R. R.: Les énergies alternatives (éolienne et solaire) ont une croissance de 30 à 40% par an. Ensuite viennent la géothermie, le biogaz, la biomasse, etc. Dans les années à venir, elles vont jouer un rôle important, à condition de définir des conditions-cadre appropriées. A l’étranger, cette évolution est déjà en cours.

swissinfo: Des études annoncent que la Suisse va manquer de courant d’ici quelques années. Ne va-t-on pas ressortir des tiroirs les projets de Kaiseraugst et de Graben?

J. S.-A.: Le 18 mai 2003, le peuple a très clairement indiqué qu’il voulait laisser ouverte l’option nucléaire. En rejetant deux initiatives, l’une pour un nouveau moratoire de dix ans et l’autre pour l’abandon progressif du nucléaire, jamais le peuple et les cantons n’avaient été aussi clairs à propos de l’atome. Le moment est donc venu de discuter des moyens de compenser la production d’énergie de Mühleberg et de Beznau, ainsi que des centrales françaises.

R. R.: En Suisse, le secteur électrique reste obsédé par l’atome. Dans les conditions de concurrence qui prévalent, ces dangereuses cathédrales ne feront pas l’unanimité et ne trouveront pas d’investisseurs. Les gens préfèrent mettre des cellules solaires sur leur toit.

swissinfo: La société est-elle prête à accepter les énergies alternatives et, donc, à changer ses habitudes?

J. S.-A.: La société, moi, nous tous, n’apprécions pas beaucoup, en général, qu’on nous dise ce qu’il faut faire, surtout quand il s’agit de renoncer à quelque chose. En tant qu’individus libres, nous sommes pourtant prêts à faire des efforts et des sacrifices. C’est pourquoi des conditions-cadre doivent être définies de manière à poursuivre nos objectifs communs en matière de politique énergétique, sans restriction de notre espace individuel.

R. R.: Il faudra bien un jour que les électriciens cessent de boycotter les énergies renouvelables et de combattre l’élaboration de nouvelles conditions-cadre. Les énergies alternatives ont supplanté le nucléaire depuis longtemps, sur le plan économique.
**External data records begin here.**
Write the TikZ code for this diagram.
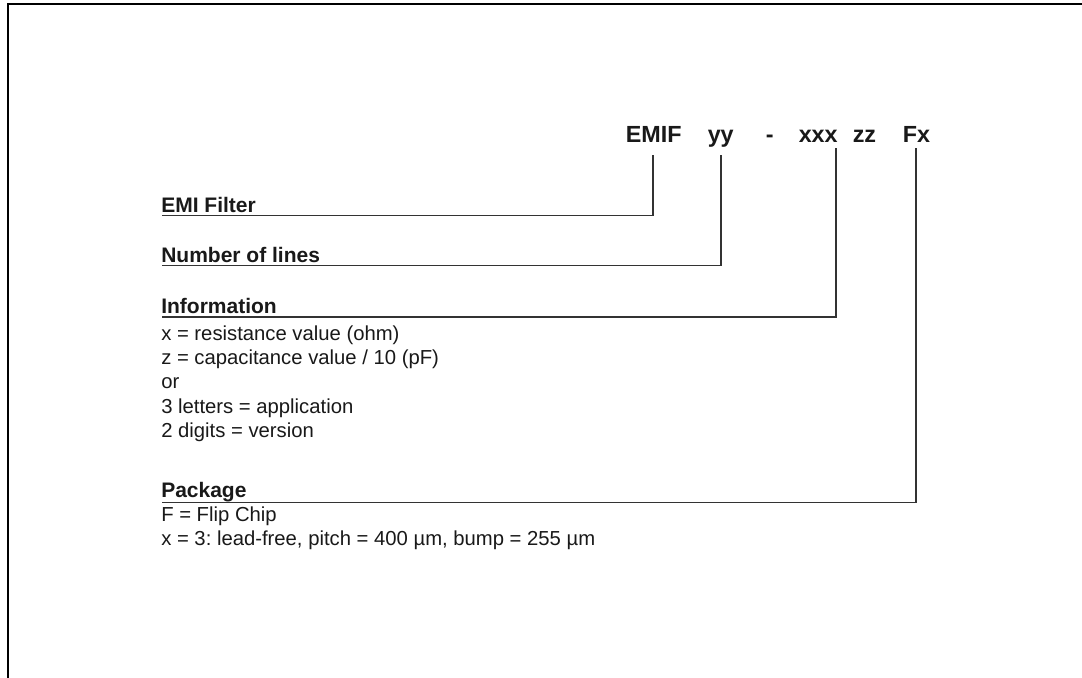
\documentclass[tikz,border=0pt]{standalone}
\usepackage{fontspec}
\setmainfont{Liberation Sans}
\frenchspacing
\begin{document}
\begin{tikzpicture}[x=0.75pt,y=-0.75pt,
  frame/.style={line width=1.4pt,black},
  conn/.style={line width=0.9pt,black!80},
  title/.style={anchor=base west,inner sep=0pt,font=\fontsize{17.5}{20}\selectfont\bfseries,text=black!90},
  lbl/.style={anchor=base west,inner sep=0pt,font=\fontsize{15.75}{18}\selectfont\bfseries,text=black!90},
  desc/.style={anchor=base west,inner sep=0pt,font=\fontsize{15.2}{18}\selectfont,text=black!90}]
\useasboundingbox (0,0) rectangle (1082,678);
\fill[white] (0,0) rectangle (1082,678);
% frame (top and left)
\draw[frame] (1082,4.3) -- (7.7,4.3) -- (7.7,678);
% title parts
\node[title] (t1) at (625.5,142.5) {EMIF};
\node[title] (t2) at (707.5,142.5) {yy};
\node[title] (t3) at (765.5,142.5) {-};
\node[title] (t4) at (798.5,142.5) {xxx};
\node[title] (t5) at (852.5,142.5) {zz};
\node[title] (t6) at (902.5,142.5) {Fx};
% labels
\node[lbl] (l1) at (161,212) {EMI Filter};
\node[lbl] (l2) at (161,262) {Number of lines};
\node[lbl] (l3) at (161,313) {Information};
\node[lbl] (l4) at (161,497.5) {Package};
% descriptions
\node[desc] (d1) at (161,340) {x = resistance value (ohm)};
\node[desc] (d2) at (161,364.5) {z = capacitance value / 10 (pF)};
\node[desc] (d3) at (161,388.5) {or};
\node[desc] (d4) at (161,413) {3 letters = application};
\node[desc] (d5) at (161,437) {2 digits = version};
\node[desc] (d6) at (161,521.5) {F = Flip Chip};
\node[desc] (d7) at (161,545.5) {x = 3: lead-free, pitch = 400 µm, bump = 255 µm};
% connector anchors
\coordinate (a1) at (653,155);
\coordinate (a2) at (721,155);
\coordinate (a3) at (836,148);
\coordinate (a4) at (916,148);
\coordinate (b1) at (162,215.5);
\coordinate (b2) at (162,265.5);
\coordinate (b3) at (162,317);
\coordinate (b4) at (162,502.5);
\draw[conn] (a1) |- (b1);
\draw[conn] (a2) |- (b2);
\draw[conn] (a3) |- (b3);
\draw[conn] (a4) |- (b4);
\end{tikzpicture}
\end{document}
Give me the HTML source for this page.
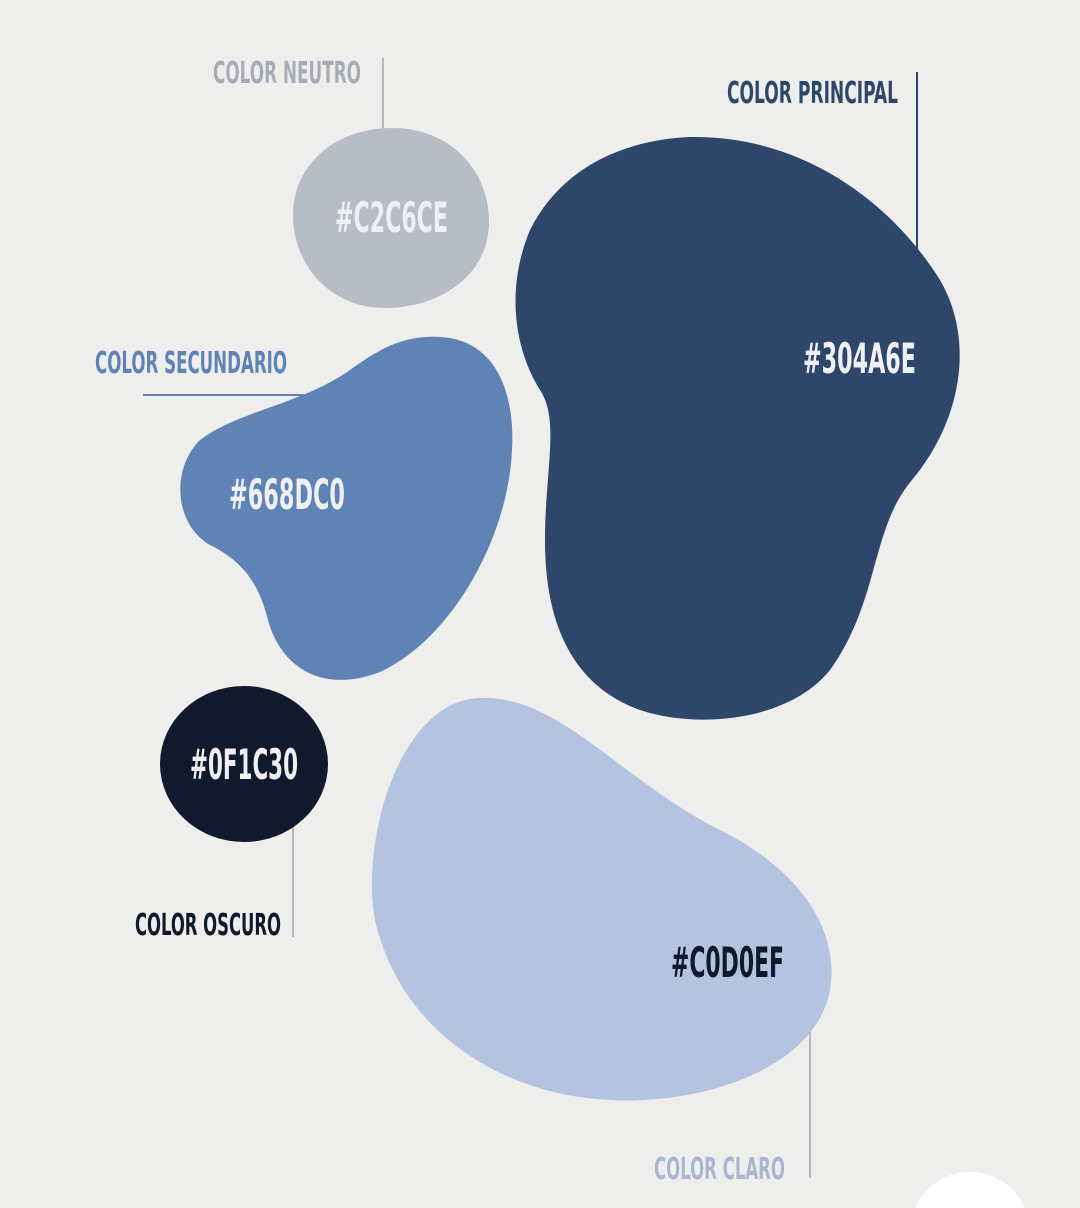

Interview swissinfo, Urs Maurer et Rita Emch
(Traduction de l’allemand: Isabelle Eichenberger)

La Suisse a 5 centrales nucléaires:
Beznau I et II (entrées en fonction en 1969 et 1972)
Mühleberg (1972)
Gösgen (1978)
Leibstadt (1984).
La part de l’atome dans la production nationale d’électricité atteint 38% en moyenne annuelle (jusqu’à 45% en hiver), contre 33% de moyenne européenne.
Les 5 centrales produisent en tout 3,2 gigawatts.

– En 1946, le parlement a approuvé la décision du gouvernement d’encourager le nucléaire et donné une base légale à celui-ci.

– En 1957, les conditions-cadre et l’autorisation de construire des centrales sont entrées en vigueur. Les producteurs de déchets radioactifs ont la responsabilité de leur élimination.

– Selon la nouvelle loi sur l’énergie nucléaire, entrée en vigueur le 1er février 2005, les projets de nouvelles centrales sont soumis au référendum facultatif.

– En Suisse, l’énergie nucléaire n’a servi qu’à des buts civils: la production d’électricité et des applications dans la médecine, l’industrie et la recherche.